**What needs to be done**
Write out, word for word, every line from the first one through the line that holds "CartesianGrid, ReferenceArea, Label", and nothing else; skip the pictures.
---------- Information supplied ----------
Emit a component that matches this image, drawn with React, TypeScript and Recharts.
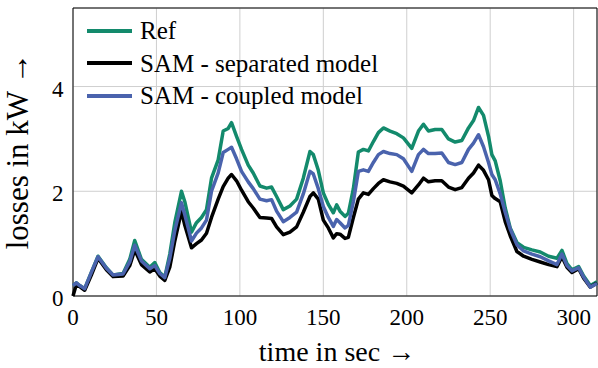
import { LineChart, Line, XAxis, YAxis, CartesianGrid, ReferenceArea, Label } from "recharts";

const GREEN = "#138a6c";
const BLACK = "#000000";
const BLUE = "#4a63ad";
const FONT = '"Liberation Serif", "Times New Roman", serif';

// time in sec
const TIME = [
  0, 2, 4, 7, 11, 15, 20, 24, 30, 34, 37, 41, 46, 49, 52, 55, 58, 61, 65, 67,
  71, 74, 77, 80, 83, 87, 90, 93, 95, 98, 101, 105, 108, 112, 116, 119, 122, 126, 130, 134,
  138, 142, 144, 147, 150, 153, 156, 158, 160, 163, 165, 168, 171, 174, 177, 180, 183, 186, 190, 194,
  198, 203, 207, 210, 213, 217, 221, 225, 229, 233, 237, 240, 243, 246, 249, 251, 253, 256, 259, 262,
  266, 270, 275, 280, 285, 290, 293, 296, 299, 303, 306, 310, 314,
];

// losses in kW
const REF = [
  0.2, 0.25, 0.2, 0.14, 0.45, 0.76, 0.54, 0.4, 0.43, 0.7, 1.06, 0.7, 0.55, 0.64, 0.45, 0.36, 0.8, 1.4, 2.0, 1.8,
  1.22, 1.4, 1.5, 1.65, 2.25, 2.6, 3.15, 3.2, 3.31, 3.05, 2.8, 2.5, 2.35, 2.1, 2.06, 2.08, 1.9, 1.65, 1.72, 1.85,
  2.25, 2.76, 2.7, 2.4, 1.97, 1.75, 1.59, 1.74, 1.62, 1.52, 1.58, 2.05, 2.75, 2.8, 2.77, 2.95, 3.12, 3.21, 3.15, 3.1,
  3.02, 2.82, 3.15, 3.28, 3.15, 3.18, 3.18, 3.0, 2.94, 2.97, 3.21, 3.35, 3.6, 3.45, 3.05, 2.7, 2.58, 2.2, 1.68, 1.3,
  1.02, 0.93, 0.88, 0.84, 0.76, 0.72, 0.87, 0.62, 0.5, 0.56, 0.38, 0.2, 0.27,
];

const SAM_SEP = [
  0.0, 0.22, 0.18, 0.11, 0.4, 0.72, 0.5, 0.37, 0.38, 0.58, 0.88, 0.6, 0.46, 0.52, 0.38, 0.3, 0.55, 1.05, 1.62, 1.35,
  0.92, 1.0, 1.07, 1.2, 1.5, 1.85, 2.09, 2.25, 2.32, 2.2, 2.02, 1.8, 1.68, 1.5, 1.49, 1.48, 1.32, 1.17, 1.22, 1.32,
  1.6, 1.9, 1.97, 1.85, 1.45, 1.3, 1.11, 1.19, 1.18, 1.1, 1.12, 1.5, 1.85, 1.97, 1.94, 2.05, 2.15, 2.22, 2.18, 2.15,
  2.1, 1.97, 2.12, 2.25, 2.18, 2.2, 2.2, 2.08, 2.03, 2.07, 2.25, 2.35, 2.5, 2.4, 2.22, 1.92, 1.86, 1.8, 1.42, 1.15,
  0.85, 0.76, 0.7, 0.65, 0.6, 0.56, 0.75, 0.55, 0.45, 0.52, 0.34, 0.17, 0.25,
];

const SAM_COUPLED = [
  0.2, 0.25, 0.2, 0.14, 0.45, 0.75, 0.53, 0.4, 0.42, 0.65, 0.97, 0.67, 0.52, 0.58, 0.43, 0.35, 0.72, 1.25, 1.78, 1.55,
  1.05, 1.2, 1.3, 1.45, 2.0, 2.35, 2.74, 2.8, 2.84, 2.62, 2.38, 2.18, 2.05, 1.85, 1.82, 1.84, 1.62, 1.42, 1.5, 1.6,
  1.95, 2.38, 2.33, 2.05, 1.71, 1.5, 1.33, 1.46, 1.4, 1.3, 1.35, 1.8, 2.38, 2.41, 2.38, 2.55, 2.7, 2.76, 2.72, 2.7,
  2.62, 2.38, 2.7, 2.8, 2.72, 2.72, 2.73, 2.55, 2.51, 2.55, 2.8, 2.92, 3.08, 2.85, 2.55, 2.32, 2.22, 1.95, 1.6, 1.28,
  0.98, 0.86, 0.8, 0.75, 0.67, 0.6, 0.8, 0.58, 0.48, 0.54, 0.36, 0.17, 0.24,
];

const X_TICKS = [0, 50, 100, 150, 200, 250, 300];
const Y_TICKS = [0, 2, 4];

const SERIES = [
  { key: "ref", name: "Ref", color: GREEN },
  { key: "sep", name: "SAM - separated model", color: BLACK },
  { key: "coupled", name: "SAM - coupled model", color: BLUE },
];

const data = TIME.map((t, i) => ({
  t,
  ref: REF[i],
  sep: SAM_SEP[i],
  coupled: SAM_COUPLED[i],
}));

const XTick = ({ x, y, payload }: any) => (
  <text x={x} y={y + 27} textAnchor="middle" fontFamily={FONT} fontSize={23} fill="#000">
    {payload.value}
  </text>
);

const YTick = ({ y, payload }: any) => (
  <text x={63.5} y={y + 10} textAnchor="end" fontFamily={FONT} fontSize={23} fill="#000">
    {payload.value}
  </text>
);

export default function App() {
  return (
    <div style={{ position: "absolute", left: 0, top: 0, width: 598, height: 368, background: "#fff" }}>
      <LineChart width={598} height={368} data={data} margin={{ top: 8, right: 1, bottom: 0, left: 0 }}>
        <CartesianGrid stroke="#cfcfcf" strokeWidth={1} />
        <XAxis
          dataKey="t"
          type="number"
          domain={[0, 314]}
          ticks={X_TICKS}
          height={72}
          axisLine={false}
          tickLine={false}
          tickSize={0}
          tick={XTick}
        >
          <Label
            content={() => (
              <text x={337} y={361} textAnchor="middle" fontFamily={FONT} fontSize={28} fill="#000">
                time in sec →
              </text>
            )}
          />
        </XAxis>
        <YAxis
          type="number"
          domain={[0, 5.5]}
          ticks={Y_TICKS}
          width={73}
          axisLine={false}
          tickLine={false}
          tickSize={0}
          tick={YTick}
        >
          <Label
            content={() => (
              <text
                x={28}
                y={151}
                transform="rotate(-90 28 151)"
                textAnchor="middle"
                fontFamily={FONT}
                fontSize={31}
                fill="#000"
              >
                losses in kW →
              </text>
            )}
          />
        </YAxis>
        <ReferenceArea x1={0} x2={314} y1={0} y2={5.5} fill="none" stroke="#000" strokeWidth={1} />
        {SERIES.map((s) => (
          <Line
            key={s.key}
            dataKey={s.key}
            name={s.name}
            type="linear"
            stroke={s.color}
            strokeWidth={3.5}
            strokeLinejoin="round"
            dot={false}
            isAnimationActive={false}
          />
        ))}
      </LineChart>
      <div style={{ position: "absolute", left: 87, top: 14.5, fontFamily: FONT, fontSize: 25, color: "#000" }}>
        {SERIES.map((s) => (
          <div key={s.key} style={{ display: "flex", alignItems: "center", height: 32.5, whiteSpace: "nowrap" }}>
            <div style={{ width: 45, height: 4, background: s.color, marginRight: 8 }} />
            <span style={{ lineHeight: 1 }}>{s.name}</span>
          </div>
        ))}
      </div>
    </div>
  );
}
----------
**The output**
Emit a component that matches this image, drawn with React, TypeScript and Recharts.
import { LineChart, Line, XAxis, YAxis, CartesianGrid, ReferenceArea, Label } from "recharts";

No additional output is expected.